Le Brexit, qui a conduit plusieurs établissements français et étrangers à relocaliser des activités de gestion de grands comptes depuis Londres, a également contribué à conforter l’activité de la place parisienne, en augmentant le nombre d’employés établis en France.
Le notionnel traité sur les dérivés de taux a baissé de 20 % au niveau mondial et de 28 % au Royaume Uni et aux États-Unis entre 2019 et 2022 (données brutes corrigées des doubles comptes domestiques). Au contraire, l’activité sur plusieurs grandes places européennes a fortement progressé : de 36 % aux Pays-Bas, de 70 % en France et de près de 400 % en Allemagne. Parmi les éléments pouvant expliquer ces évolutions divergentes entre les pays anglo-saxons et les grandes places l’Europe continentale figurent les réformes des indices de référence interbancaires, à des étapes et aux impacts différents.

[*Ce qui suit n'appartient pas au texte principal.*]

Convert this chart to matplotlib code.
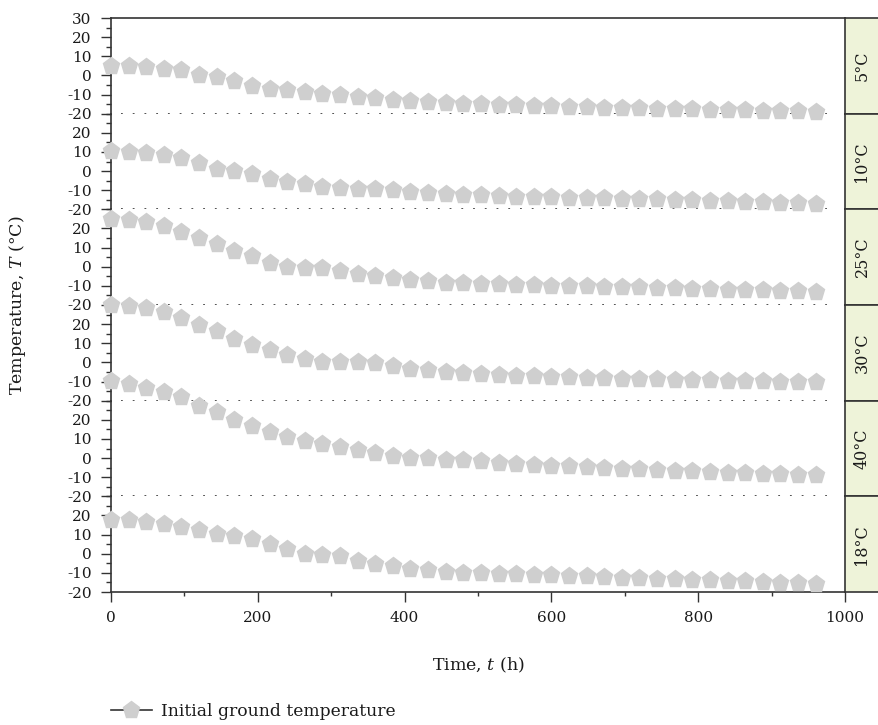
import matplotlib
matplotlib.use("Agg")
import matplotlib.pyplot as plt
from matplotlib.lines import Line2D
from matplotlib.ticker import MultipleLocator

plt.rcParams["font.family"] = ["DejaVu Serif"]
plt.rcParams["mathtext.fontset"] = "custom"
plt.rcParams["mathtext.rm"] = "DejaVu Serif"
plt.rcParams["mathtext.it"] = "DejaVu Serif:italic"

# time axis (h)
hours = [0, 24, 48, 72, 96, 120, 144, 168, 192, 216, 240, 264, 288, 312, 336,
         360, 384, 408, 432, 456, 480, 504, 528, 552, 576, 600, 624, 648, 672,
         696, 720, 744, 768, 792, 816, 840, 864, 888, 912, 936, 960]

panel_labels = ["5°C", "10°C", "25°C", "30°C", "40°C", "18°C"]

temp_5 = [5.0, 5.0, 4.5, 3.6, 2.6, 0.0, -0.9, -2.8, -5.4, -7.0, -7.8, -8.7, -9.7,
          -10.4, -11.3, -12.0, -12.7, -13.4, -13.8, -14.5, -15.0, -15.2, -15.5,
          -15.7, -15.9, -16.1, -16.3, -16.5, -16.8, -17.0, -17.2, -17.4, -17.6,
          -17.8, -18.0, -18.1, -18.3, -18.4, -18.6, -18.8, -19.1]
temp_10 = [10.3, 10.0, 9.6, 8.3, 6.8, 4.0, 0.9, 0.0, -1.6, -4.0, -5.7, -7.0, -8.2,
           -8.9, -9.2, -9.2, -10.0, -10.8, -11.7, -12.1, -12.4, -12.7, -13.0,
           -13.3, -13.6, -13.8, -14.0, -14.2, -14.3, -14.4, -14.6, -14.8, -15.0,
           -15.3, -15.6, -15.8, -16.0, -16.3, -16.5, -16.8, -17.0]
temp_25 = [25.0, 24.6, 23.4, 21.5, 18.3, 15.2, 11.9, 8.2, 5.4, 2.1, 0.0, -0.5,
           -0.9, -2.1, -3.7, -4.9, -5.9, -6.8, -7.5, -8.3, -8.6, -8.9, -9.2, -9.5,
           -9.7, -9.9, -10.1, -10.3, -10.4, -10.5, -10.7, -11.0, -11.2, -11.4,
           -11.7, -11.9, -12.2, -12.4, -12.7, -12.9, -13.2]
temp_30 = [30.2, 29.7, 28.4, 26.2, 23.2, 19.7, 16.2, 12.2, 9.2, 6.6, 4.0, 1.7,
           0.2, 0.0, 0.0, -0.3, -2.1, -3.3, -4.2, -5.0, -5.6, -6.1, -6.5, -6.9,
           -7.2, -7.5, -7.8, -8.0, -8.3, -8.5, -8.7, -8.9, -9.0, -9.2, -9.4, -9.5,
           -9.7, -9.8, -10.0, -10.1, -10.2]
temp_40 = [40.1, 38.9, 36.8, 34.5, 31.8, 27.4, 24.1, 20.1, 16.7, 13.7, 11.1, 9.0,
           7.1, 5.6, 4.2, 2.4, 1.0, -0.2, -0.2, -0.9, -1.2, -1.5, -2.4, -3.0,
           -3.4, -4.0, -4.4, -4.8, -5.2, -5.6, -5.9, -6.2, -6.6, -7.0, -7.3, -7.6,
           -7.9, -8.2, -8.5, -8.7, -8.9]
temp_18 = [17.8, 17.8, 16.4, 15.4, 14.0, 12.2, 10.1, 9.1, 7.5, 5.2, 2.6, -0.3,
           -0.5, -1.4, -3.8, -5.2, -6.6, -7.9, -8.7, -9.6, -10.0, -10.2, -10.4,
           -10.7, -10.9, -11.1, -11.4, -11.8, -12.2, -12.5, -12.8, -13.0, -13.3,
           -13.6, -13.9, -14.2, -14.5, -14.8, -15.1, -15.4, -15.6]

series = [temp_5, temp_10, temp_25, temp_30, temp_40, temp_18]

W, H = 879, 725
fig = plt.figure(figsize=(W / 100, H / 100), dpi=100)

x0, x1 = 111 / W, 845 / W
y_top, y_bot = 1 - 18 / H, 1 - 592 / H
ph = (y_top - y_bot) / 6
spine_c = "#333333"
text_c = "#1a1a1a"
mcolor = "#cfcfcf"
strip_c = "#eef3d9"
fs_tick = 11
fs_lab = 12.5

n = len(series)
for k, (vals, lab) in enumerate(zip(series, panel_labels)):
    b = y_top - (k + 1) * ph
    ax = fig.add_axes([x0, b, x1 - x0, ph])
    ax.patch.set_alpha(0)
    ax.plot(hours, vals, linestyle="none", marker="p", ms=12.5,
            mfc=mcolor, mec=mcolor, clip_on=False, zorder=3)
    ax.set_xlim(0, 1000)
    ax.set_ylim(-20, 30)
    ticks = [-20, -10, 0, 10, 20] + ([30] if k == 0 else [])
    ax.set_yticks(ticks)
    ax.set_yticklabels([str(t) for t in ticks])
    ax.yaxis.set_minor_locator(MultipleLocator(5))
    ax.tick_params(axis="y", which="major", direction="out", length=7,
                   width=1, pad=7, labelsize=fs_tick, colors=spine_c,
                   labelcolor=text_c)
    ax.tick_params(axis="y", which="minor", direction="out", length=3.5,
                   width=1, colors=spine_c)
    for s in ax.spines.values():
        s.set_color(spine_c)
        s.set_linewidth(1.2)
    ax.spines["right"].set_visible(False)
    ax.spines["top"].set_visible(k == 0)
    ax.spines["bottom"].set_visible(k == n - 1)
    if k < n - 1:
        ax.axhline(-20, xmin=0.014, xmax=0.985, color="#444444", lw=1.3,
                   linestyle=(0, (1, 5.5)), zorder=1)
        ax.tick_params(axis="x", which="both", bottom=False, labelbottom=False)
    else:
        ax.set_xticks([0, 200, 400, 600, 800, 1000])
        ax.xaxis.set_minor_locator(MultipleLocator(100))
        ax.tick_params(axis="x", which="major", direction="out", length=7,
                       width=1, pad=7, labelsize=fs_tick, colors=spine_c,
                       labelcolor=text_c)
        ax.tick_params(axis="x", which="minor", direction="out", length=3,
                       width=1, colors=spine_c)

    # condition strip on the right
    sx = fig.add_axes([x1, b, 1 - x1 + 0.01, ph])
    sx.set_facecolor(strip_c)
    sx.set_xticks([])
    sx.set_yticks([])
    for name, s in sx.spines.items():
        s.set_color(spine_c)
        s.set_linewidth(1.2)
    sx.spines["right"].set_visible(False)
    sx.text(0.5 * (1 - x1) / (1 - x1 + 0.01), 0.5, lab, rotation=90,
            ha="center", va="center", fontsize=11.5, color=text_c,
            transform=sx.transAxes)

fig.text(18 / W, (y_top + y_bot) / 2, r"Temperature, $\it{T}$ (°C)",
         rotation=90, ha="center", va="center", fontsize=fs_lab, color=text_c)
fig.text((x0 + x1) / 2, 1 - 665 / H, r"Time, $\it{t}$ (h)",
         ha="center", va="center", fontsize=fs_lab, color=text_c)

handle = Line2D([], [], color=spine_c, lw=1.2, marker="p", ms=12.5,
                mfc=mcolor, mec=mcolor)
fig.legend([handle], ["Initial ground temperature"], loc="center left",
           bbox_to_anchor=(111 / W, 1 - 711 / H), frameon=False,
           fontsize=12.3, handlelength=2.4, borderpad=0, borderaxespad=0,
           handletextpad=0.5, labelcolor=text_c)

fig.savefig("out.png", dpi=100)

–          La disparition programmée du LIBOR USD dans les nouveaux contrats et donc la diminution des transactions sur cet indice pourrait expliquer une partie de la baisse d’activité sur les marchés US et UK. Le passage du LIBOR aux taux sans risque overnight aurait notamment modifié les besoins de couverture de risque de taux. En zone euro, l’Euribor a été réformé mais a conservé ses caractéristiques et son fonctionnement actuels, avec un impact moindre sur l’activité. Sur le plan des devises, l’euro a progressé dans le total des opérations de taux en France (de 75 % à 82 %, graphique 1).
–          La réforme de l’EONIA, remplacé par l’ESTER en 2022, semble avoir provoqué des modifications de stratégie et de positionnement. Plusieurs établissements français déclarent concentrer désormais leur activité sur des instruments de taux à court terme et gèrent leurs opérations au plus vite, multipliant ainsi les volumes traités.
D’autres facteurs ont soutenu l’activité des entités françaises. D’une part la remontée forte et rapide des taux directeurs des banques centrales a généré un surcroit de demande de couverture à brève échéance, avec un fort impact sur les volumes des contrats de taux ; d’autre part, le volume élevé des compressions en avril 2022 est à l’origine de nouvelles transactions. Cette technique de marché consiste à identifier des positions dont les risques peuvent se compenser et à les remplacer par un nombre réduit de contrats tout en conservant la même exposition résiduelle. Les compressions ont représenté 23 % des opérations de taux en France, contre 4 % en Allemagne et 6 % au Royaume-Uni.
Sur le marché des changes comme sur celui des dérivés de taux, la hausse des transactions constatée en France a principalement porté sur des contreparties non résidentes. C’est le cas pour 80 % des opérations en 2022 contre 68 % en avril 2019. Ces chiffres illustrent l’internationalisation croissante de l’activité des banques françaises, plus importante que la moyenne mondiale des établissements (graphique 2).
En outre, les établissements français ont relativement plus traité avec des sociétés non financières et des investisseurs institutionnels dont la part a atteint 18 % en 2022, contre 11 % en 2019.
L’internationalisation de l’activité sur les marchés des changes est facilitée par l’essor des transactions numériques. Les plateformes électroniques permettent de suivre les prix de marché et les volumes proposés, et de passer des ordres, soit directement sur la plateforme d’un intermédiaire financier (‘électronique direct’) soit sur une plateforme commune à plusieurs banques (‘électronique indirect’). Elles offrent un accès élargi, plus immédiat et transparent aux acteurs de marché, une plus grande liquidité et des coûts de transaction moindres. En France, 51 % des opérations de change sont numériques contre 40 % en 2019. À l’inverse, les opérations exécutées à la voix (par téléphone auprès d’une banque ou via un broker) ont légèrement diminué par rapport à 2019 et sont désormais minoritaires (graphique 3).